A human being, too, might experience a desire to devour his own child. If he did, classical thinkers would disapprove. They would not justify filicide or familial cannibalism by saying it is “natural.” Rather, classical thinkers would point out that human parents—unlike the irrational beasts of the jungle—have the capacity to make moral choices and can and should choose to  refrain from harming or devouring their own child, even when they may feel a desire to do so.

Classical natural right is emphatically not about succumbing to every appetite or instinct. It is about choosing to do what is right by nature, beginning with the recognition of fellow human beings who share the same human nature and treating them as beings of worth, rather than as objects to be exploited or discarded.

Just because orangutans do it doesn’t mean it’s right, by nature, for humans to do the same.

The understanding that reason is inherent to our nature—that it connects the human mind to the reality into which we are born—is inseparable from classical natural right.
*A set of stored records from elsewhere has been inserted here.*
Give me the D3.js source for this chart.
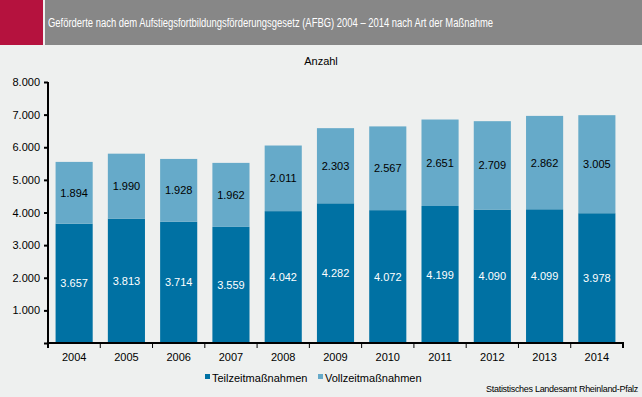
<!DOCTYPE html>
<meta charset="utf-8">
<script src="https://d3js.org/d3.v7.min.js"></script>
<style>
  body { margin: 0; background: #eef0ef; }
  text { font-family: "Liberation Sans", Arial, sans-serif; }
</style>
<div id="chart"></div>
<script>
  // data
  var years = ["2004", "2005", "2006", "2007", "2008", "2009", "2010", "2011", "2012", "2013", "2014"];
  var teilzeit = [3657, 3813, 3714, 3559, 4042, 4282, 4072, 4199, 4090, 4099, 3978];
  var vollzeit = [1894, 1990, 1928, 1962, 2011, 2303, 2567, 2651, 2709, 2862, 3005];
  var seriesNames = ["Teilzeitmaßnahmen", "Vollzeitmaßnahmen"];
  var yTicks = [0, 1000, 2000, 3000, 4000, 5000, 6000, 7000, 8000];

  var colors = ["#0071a3", "#66aac9"];
  var fmt = d3.format(",d");
  function de(v) { return fmt(v).replace(/,/g, "."); }

  var W = 642, H = 397;
  var margin = {top: 82, right: 19, bottom: 54, left: 48},
      width = W - margin.left - margin.right,
      height = H - margin.top - margin.bottom;

  var root = d3.select("#chart").append("svg")
      .attr("width", W)
      .attr("height", H);

  root.append("rect").attr("width", W).attr("height", H).attr("fill", "#eef0ef");

  // title bar
  root.append("rect").attr("x", 0).attr("y", 0).attr("width", 43).attr("height", 45).attr("fill", "#b5123e");
  root.append("rect").attr("x", 45).attr("y", 0).attr("width", W - 45).attr("height", 45).attr("fill", "#878787");
  root.append("text")
    .attr("x", 48).attr("y", 27)
    .attr("fill", "#fff")
    .attr("textLength", 445)
    .attr("lengthAdjust", "spacingAndGlyphs")
    .style("font-size", "12px")
    .text("Geförderte nach dem Aufstiegsfortbildungsförderungsgesetz (AFBG) 2004 – 2014 nach Art der Maßnahme");

  var svg = root.append("g")
      .attr("transform", "translate(" + margin.left + "," + margin.top + ")");

  var rows = years.map(function(y, i) { return {year: y, t: teilzeit[i], v: vollzeit[i]}; });

  var x = d3.scaleBand().domain(years).range([0, width]).paddingInner(0.29).paddingOuter(0.145);
  var xTicks = d3.scaleBand().domain(years).range([0, width]);
  var y = d3.scaleLinear().domain([0, 8000]).range([height, 0]);

  // bars
  var g = svg.selectAll(".yr").data(rows).enter().append("g");
  g.append("rect")
    .attr("x", function(d) { return x(d.year); })
    .attr("width", x.bandwidth())
    .attr("y", function(d) { return y(d.t); })
    .attr("height", function(d) { return y(0) - y(d.t); })
    .attr("fill", colors[0]);
  g.append("rect")
    .attr("x", function(d) { return x(d.year); })
    .attr("width", x.bandwidth())
    .attr("y", function(d) { return y(d.t + d.v); })
    .attr("height", function(d) { return y(d.t) - y(d.t + d.v); })
    .attr("fill", colors[1]);

  // value labels
  g.append("text")
    .attr("x", function(d) { return x(d.year) + x.bandwidth() / 2; })
    .attr("y", function(d) { return y(d.t / 2) + 4; })
    .attr("text-anchor", "middle")
    .attr("fill", "#fff")
    .style("font-size", "11px")
    .text(function(d) { return de(d.t); });
  g.append("text")
    .attr("x", function(d) { return x(d.year) + x.bandwidth() / 2; })
    .attr("y", function(d) { return y(d.t + d.v / 2) + 4; })
    .attr("text-anchor", "middle")
    .attr("fill", "#000")
    .style("font-size", "11px")
    .text(function(d) { return de(d.v); });

  // y axis
  var yAxis = svg.append("g")
    .call(d3.axisLeft(y).tickValues(yTicks).tickSize(4).tickPadding(4).tickFormat(function(d) { return d === 0 ? "" : de(d); }));
  yAxis.select(".domain").attr("stroke", "#000").attr("stroke-width", 2).attr("d", "M0,0V" + (height + 1));
  yAxis.selectAll(".tick line").attr("stroke-width", 2);
  yAxis.selectAll("text").style("font-size", "11px").attr("fill", "#000").style("font-family", "Liberation Sans, Arial, sans-serif");

  // x axis
  var xAxis = svg.append("g")
    .attr("transform", "translate(0," + height + ")");
  xAxis.append("line").attr("x1", -1).attr("x2", width + 1).attr("stroke", "#000").attr("stroke-width", 2);
  xAxis.selectAll(".xt").data(years.concat(["end"])).enter().append("line")
    .attr("x1", function(d, i) { return i < years.length ? xTicks(d) : width; })
    .attr("x2", function(d, i) { return i < years.length ? xTicks(d) : width; })
    .attr("y1", 0).attr("y2", 5)
    .attr("stroke", "#000").attr("stroke-width", function(d, i) { return (i === 0 || i === years.length) ? 2 : 1; });
  xAxis.selectAll(".xl").data(years).enter().append("text")
    .attr("x", function(d) { return x(d) + x.bandwidth() / 2; })
    .attr("y", 18)
    .attr("text-anchor", "middle")
    .style("font-size", "11px")
    .text(function(d) { return d; });

  // axis title
  root.append("text")
    .attr("x", 321).attr("y", 65)
    .attr("text-anchor", "middle")
    .style("font-size", "11px")
    .text("Anzahl");

  // legend
  var legX = [205, 318];
  seriesNames.forEach(function(s, i) {
    root.append("rect").attr("x", legX[i]).attr("y", 374).attr("width", 5).attr("height", 5).attr("fill", colors[i]);
    root.append("text").attr("x", legX[i] + 7).attr("y", 382).style("font-size", "11px").text(s);
  });

  // source
  root.append("text")
    .attr("x", 638).attr("y", 392)
    .attr("text-anchor", "end")
    .style("font-size", "9px")
    .style("letter-spacing", "-0.3px")
    .text("Statistisches Landesamt Rheinland-Pfalz");
</script>
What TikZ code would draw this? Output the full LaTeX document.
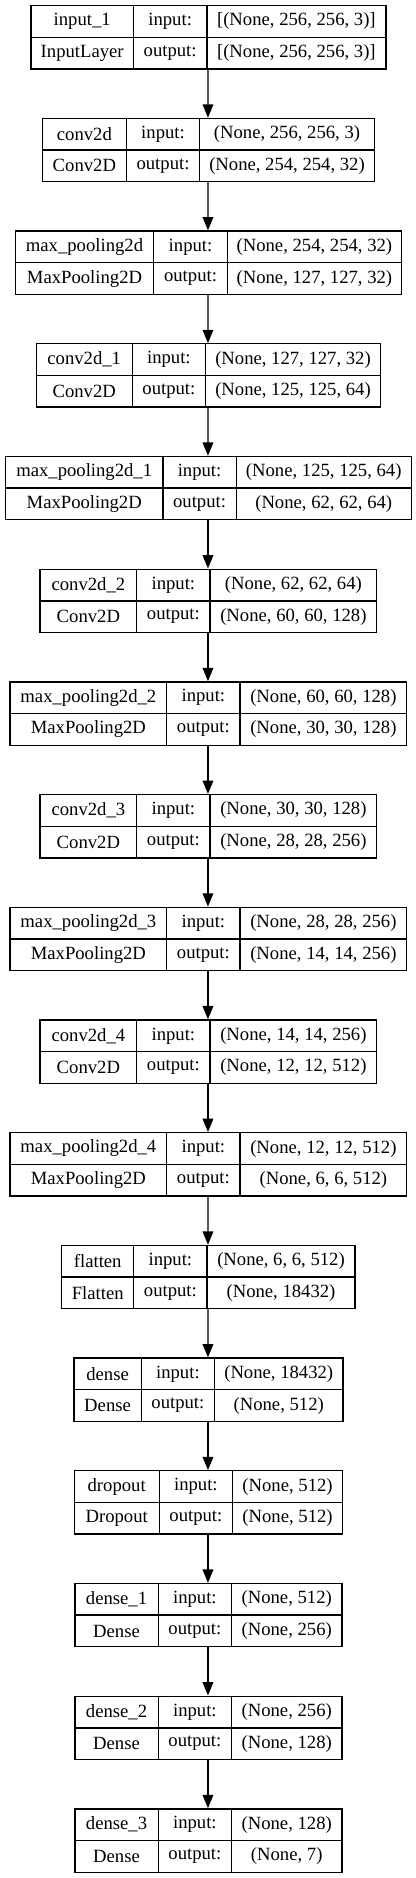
\documentclass[tikz,border=0pt]{standalone}
\usepackage{fontspec}
\setmainfont{Liberation Serif}
\usetikzlibrary{arrows.meta}
\tikzset{
  cell/.style={draw=black, line width=1pt, inner sep=0pt, minimum height=23.75pt,
    font=\fontsize{14pt}{16pt}\selectfont, anchor=north west},
  boxframe/.style={inner sep=0pt, minimum height=47.5pt, anchor=north west},
  arr/.style={draw=black, line width=1pt, -{Triangle[length=10pt,width=8pt]}}
}
\newcommand{\lylayer}[8]{% i, w1, w2, w3, name, class, in, out
  \pgfmathsetmacro{\lyT}{5+112.7*#1}
  \pgfmathsetmacro{\lyL}{207.7-(#2+#3+#4)/2}
  \pgfmathsetmacro{\lyA}{\lyL+#2}
  \pgfmathsetmacro{\lyB}{\lyA+#3}
  \pgfmathsetmacro{\lyM}{\lyT+31.67}
  \node[boxframe, minimum width={(#2+#3+#4)*0.75pt}] (L#1) at (\lyL,\lyT) {};
  \node[cell, minimum width={(#2)*0.75pt}] (L#1n) at (\lyL,\lyT) {#5};
  \node[cell, minimum width={(#2)*0.75pt}] (L#1c) at (\lyL,\lyM) {#6};
  \node[cell, minimum width={(#3)*0.75pt}] (L#1i) at (\lyA,\lyT) {input:};
  \node[cell, minimum width={(#3)*0.75pt}] (L#1o) at (\lyA,\lyM) {output:};
  \node[cell, minimum width={(#4)*0.75pt}] (L#1s) at (\lyB,\lyT) {#7};
  \node[cell, minimum width={(#4)*0.75pt}] (L#1t) at (\lyB,\lyM) {#8};
}
\begin{document}
\begin{tikzpicture}[x=0.75pt, y=-0.75pt]
\fill[white] (0,0) rectangle (416,1878);
\useasboundingbox (0,0) rectangle (416,1878);
\lylayer{0}{102.6}{73.4}{179}{input\_1}{InputLayer}{[(None, 256, 256, 3)]}{[(None, 256, 256, 3)]}
\lylayer{1}{84.3}{73}{175}{conv2d}{Conv2D}{(None, 256, 256, 3)}{(None, 254, 254, 32)}
\lylayer{2}{138.3}{73.7}{174}{max\_pooling2d}{MaxPooling2D}{(None, 254, 254, 32)}{(None, 127, 127, 32)}
\lylayer{3}{96}{73.3}{175}{conv2d\_1}{Conv2D}{(None, 127, 127, 32)}{(None, 125, 125, 64)}
\lylayer{4}{157.4}{73.3}{175}{max\_pooling2d\_1}{MaxPooling2D}{(None, 125, 125, 64)}{(None, 62, 62, 64)}
\lylayer{5}{96.7}{73.3}{166.7}{conv2d\_2}{Conv2D}{(None, 62, 62, 64)}{(None, 60, 60, 128)}
\lylayer{6}{156.7}{73.3}{166.7}{max\_pooling2d\_2}{MaxPooling2D}{(None, 60, 60, 128)}{(None, 30, 30, 128)}
\lylayer{7}{96.7}{73.3}{166.7}{conv2d\_3}{Conv2D}{(None, 30, 30, 128)}{(None, 28, 28, 256)}
\lylayer{8}{156.7}{73.3}{166.7}{max\_pooling2d\_3}{MaxPooling2D}{(None, 28, 28, 256)}{(None, 14, 14, 256)}
\lylayer{9}{96.7}{73.3}{166.7}{conv2d\_4}{Conv2D}{(None, 14, 14, 256)}{(None, 12, 12, 512)}
\lylayer{10}{156.7}{73.3}{166.7}{max\_pooling2d\_4}{MaxPooling2D}{(None, 12, 12, 512)}{(None, 6, 6, 512)}
\lylayer{11}{72}{73.3}{148}{flatten}{Flatten}{(None, 6, 6, 512)}{(None, 18432)}
\lylayer{12}{67.4}{73.3}{128.3}{dense}{Dense}{(None, 18432)}{(None, 512)}
\lylayer{13}{85}{73.4}{110}{dropout}{Dropout}{(None, 512)}{(None, 512)}
\lylayer{14}{83.3}{73.4}{110.3}{dense\_1}{Dense}{(None, 512)}{(None, 256)}
\lylayer{15}{83.3}{73.4}{110.3}{dense\_2}{Dense}{(None, 256)}{(None, 128)}
\lylayer{16}{83.3}{73.4}{110.3}{dense\_3}{Dense}{(None, 128)}{(None, 7)}
\foreach \a [evaluate=\a as \b using int(\a+1)] in {0,...,15}
  \draw[arr] (L\a.south) -- (L\b.north);
\end{tikzpicture}
\end{document}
Nature contains within itself rational standards of moral right, and through exercising reason and studying human nature, the human mind can discover what is universally and objectively morally right.

This philosophical understanding of natural right sometimes fueled utopian speculation, such as that found in Plato’s Republic, regarding the nature of a perfectly just regime. It sparked a philosophical restlessness and a growing awareness that one's own regime and a good or morally decent regime might differ significantly. Classical philosophy can be political dynamite.

Classical natural right also led to philosophical concepts like Plato’s mysterious Idea of the Good, the ultimate being beyond being—an idea that is both abstract and inscrutable, not unlike the singular God that cannot be compared to anything else described in the first book of the Torah.